(Rows from a dataset of charts and code)
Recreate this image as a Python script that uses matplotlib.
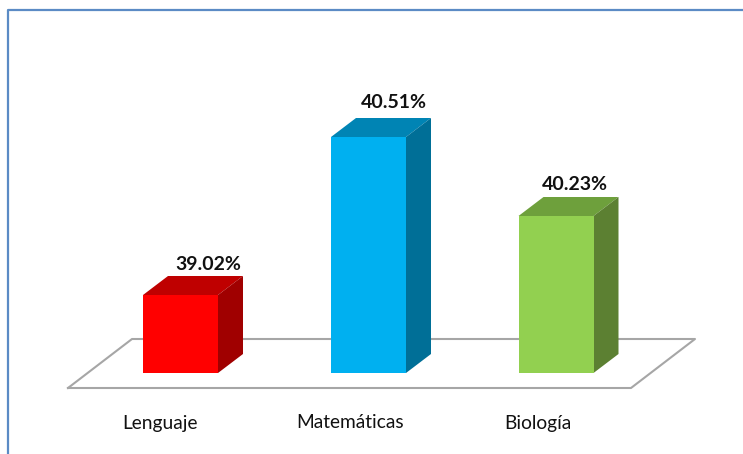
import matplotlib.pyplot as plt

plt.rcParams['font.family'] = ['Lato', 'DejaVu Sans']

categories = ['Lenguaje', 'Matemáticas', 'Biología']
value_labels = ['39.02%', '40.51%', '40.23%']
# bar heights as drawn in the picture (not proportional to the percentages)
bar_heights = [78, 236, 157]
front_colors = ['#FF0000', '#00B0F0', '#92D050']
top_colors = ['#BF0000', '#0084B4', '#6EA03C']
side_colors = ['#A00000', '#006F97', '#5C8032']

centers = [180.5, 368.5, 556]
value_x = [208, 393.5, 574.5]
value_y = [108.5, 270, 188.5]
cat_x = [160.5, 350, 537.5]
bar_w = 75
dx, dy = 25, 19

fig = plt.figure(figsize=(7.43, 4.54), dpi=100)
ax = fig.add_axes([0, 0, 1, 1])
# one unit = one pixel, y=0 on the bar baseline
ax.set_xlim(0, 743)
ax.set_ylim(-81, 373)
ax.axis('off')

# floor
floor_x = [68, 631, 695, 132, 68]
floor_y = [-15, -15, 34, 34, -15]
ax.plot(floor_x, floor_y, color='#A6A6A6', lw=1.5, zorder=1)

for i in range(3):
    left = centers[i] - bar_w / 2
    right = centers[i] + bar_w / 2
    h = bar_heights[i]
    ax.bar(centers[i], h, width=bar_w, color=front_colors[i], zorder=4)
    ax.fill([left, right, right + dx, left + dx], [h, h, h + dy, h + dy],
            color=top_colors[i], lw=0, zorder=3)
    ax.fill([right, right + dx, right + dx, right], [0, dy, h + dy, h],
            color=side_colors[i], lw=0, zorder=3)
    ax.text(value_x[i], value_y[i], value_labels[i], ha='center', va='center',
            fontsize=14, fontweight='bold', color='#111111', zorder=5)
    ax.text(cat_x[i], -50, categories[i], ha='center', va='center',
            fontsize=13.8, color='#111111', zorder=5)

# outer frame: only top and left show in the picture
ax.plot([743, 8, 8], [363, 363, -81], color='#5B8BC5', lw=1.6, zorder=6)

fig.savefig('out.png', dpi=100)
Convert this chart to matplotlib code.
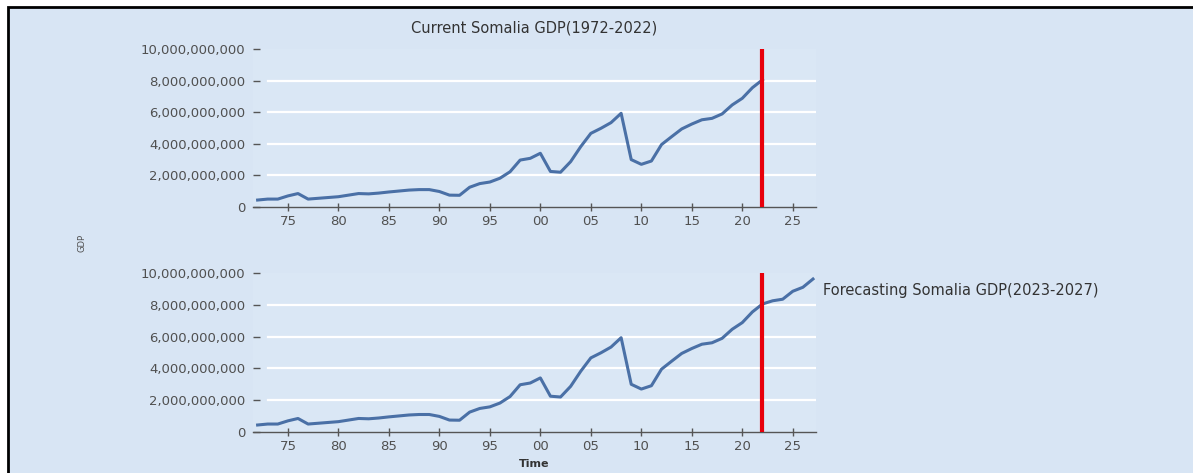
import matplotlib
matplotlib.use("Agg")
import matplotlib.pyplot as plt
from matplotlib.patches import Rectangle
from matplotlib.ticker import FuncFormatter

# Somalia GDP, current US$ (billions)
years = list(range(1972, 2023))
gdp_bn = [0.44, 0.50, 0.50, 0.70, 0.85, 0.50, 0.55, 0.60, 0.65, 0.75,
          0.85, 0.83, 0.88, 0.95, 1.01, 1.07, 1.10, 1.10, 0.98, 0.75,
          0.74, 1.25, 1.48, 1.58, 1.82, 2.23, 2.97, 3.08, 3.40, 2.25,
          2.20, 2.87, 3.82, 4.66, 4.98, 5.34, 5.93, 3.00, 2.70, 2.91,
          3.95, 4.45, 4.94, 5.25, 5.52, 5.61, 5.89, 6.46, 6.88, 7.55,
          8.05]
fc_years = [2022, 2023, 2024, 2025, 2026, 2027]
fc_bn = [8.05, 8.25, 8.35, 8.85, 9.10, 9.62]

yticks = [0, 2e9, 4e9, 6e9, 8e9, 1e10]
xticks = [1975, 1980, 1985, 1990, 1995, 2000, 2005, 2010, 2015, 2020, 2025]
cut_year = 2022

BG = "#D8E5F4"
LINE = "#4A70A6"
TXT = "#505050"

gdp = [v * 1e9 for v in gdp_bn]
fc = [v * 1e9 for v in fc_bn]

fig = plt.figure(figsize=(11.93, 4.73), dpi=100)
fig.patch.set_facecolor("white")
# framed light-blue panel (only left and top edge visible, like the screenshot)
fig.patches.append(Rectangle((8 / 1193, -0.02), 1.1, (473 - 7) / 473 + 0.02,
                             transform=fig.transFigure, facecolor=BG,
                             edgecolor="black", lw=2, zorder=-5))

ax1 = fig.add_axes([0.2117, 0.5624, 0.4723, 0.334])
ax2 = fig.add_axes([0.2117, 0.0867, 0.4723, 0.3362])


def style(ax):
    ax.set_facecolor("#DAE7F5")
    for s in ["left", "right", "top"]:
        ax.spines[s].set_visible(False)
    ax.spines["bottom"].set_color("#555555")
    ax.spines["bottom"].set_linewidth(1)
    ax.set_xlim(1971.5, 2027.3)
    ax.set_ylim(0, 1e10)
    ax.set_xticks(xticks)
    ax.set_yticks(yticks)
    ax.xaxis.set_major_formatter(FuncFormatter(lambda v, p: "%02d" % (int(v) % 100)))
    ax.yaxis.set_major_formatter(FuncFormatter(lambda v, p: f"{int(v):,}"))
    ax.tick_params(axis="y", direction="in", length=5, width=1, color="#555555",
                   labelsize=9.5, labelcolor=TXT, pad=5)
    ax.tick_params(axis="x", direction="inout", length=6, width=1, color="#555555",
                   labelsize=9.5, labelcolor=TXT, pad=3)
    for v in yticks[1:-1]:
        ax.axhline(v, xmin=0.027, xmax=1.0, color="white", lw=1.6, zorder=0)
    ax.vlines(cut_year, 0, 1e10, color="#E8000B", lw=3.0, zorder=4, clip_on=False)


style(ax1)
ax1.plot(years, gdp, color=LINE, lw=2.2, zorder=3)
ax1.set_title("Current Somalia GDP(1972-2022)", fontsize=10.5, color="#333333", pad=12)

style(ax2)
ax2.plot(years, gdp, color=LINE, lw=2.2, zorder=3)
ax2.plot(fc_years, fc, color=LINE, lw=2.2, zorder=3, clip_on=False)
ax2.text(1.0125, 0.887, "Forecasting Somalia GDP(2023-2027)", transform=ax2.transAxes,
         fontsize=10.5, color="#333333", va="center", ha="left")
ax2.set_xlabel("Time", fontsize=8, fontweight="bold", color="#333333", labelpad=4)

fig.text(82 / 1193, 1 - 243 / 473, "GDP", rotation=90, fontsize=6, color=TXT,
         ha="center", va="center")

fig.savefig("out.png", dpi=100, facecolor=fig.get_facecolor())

* _Task details_:
Pull out only the lines from the one with "Convert this chart to matplotlib code." up to and including the one with "ax2 = fig.add_axes([0.2117, 0.0867, 0.4723, 0.3362])", and drop any pictures along the way.

* _Reply to the exercise_:
Convert this chart to matplotlib code.
import matplotlib
matplotlib.use("Agg")
import matplotlib.pyplot as plt
from matplotlib.patches import Rectangle
from matplotlib.ticker import FuncFormatter

# Somalia GDP, current US$ (billions)
years = list(range(1972, 2023))
gdp_bn = [0.44, 0.50, 0.50, 0.70, 0.85, 0.50, 0.55, 0.60, 0.65, 0.75,
          0.85, 0.83, 0.88, 0.95, 1.01, 1.07, 1.10, 1.10, 0.98, 0.75,
          0.74, 1.25, 1.48, 1.58, 1.82, 2.23, 2.97, 3.08, 3.40, 2.25,
          2.20, 2.87, 3.82, 4.66, 4.98, 5.34, 5.93, 3.00, 2.70, 2.91,
          3.95, 4.45, 4.94, 5.25, 5.52, 5.61, 5.89, 6.46, 6.88, 7.55,
          8.05]
fc_years = [2022, 2023, 2024, 2025, 2026, 2027]
fc_bn = [8.05, 8.25, 8.35, 8.85, 9.10, 9.62]

yticks = [0, 2e9, 4e9, 6e9, 8e9, 1e10]
xticks = [1975, 1980, 1985, 1990, 1995, 2000, 2005, 2010, 2015, 2020, 2025]
cut_year = 2022

BG = "#D8E5F4"
LINE = "#4A70A6"
TXT = "#505050"

gdp = [v * 1e9 for v in gdp_bn]
fc = [v * 1e9 for v in fc_bn]

fig = plt.figure(figsize=(11.93, 4.73), dpi=100)
fig.patch.set_facecolor("white")
# framed light-blue panel (only left and top edge visible, like the screenshot)
fig.patches.append(Rectangle((8 / 1193, -0.02), 1.1, (473 - 7) / 473 + 0.02,
                             transform=fig.transFigure, facecolor=BG,
                             edgecolor="black", lw=2, zorder=-5))

ax1 = fig.add_axes([0.2117, 0.5624, 0.4723, 0.334])
ax2 = fig.add_axes([0.2117, 0.0867, 0.4723, 0.3362])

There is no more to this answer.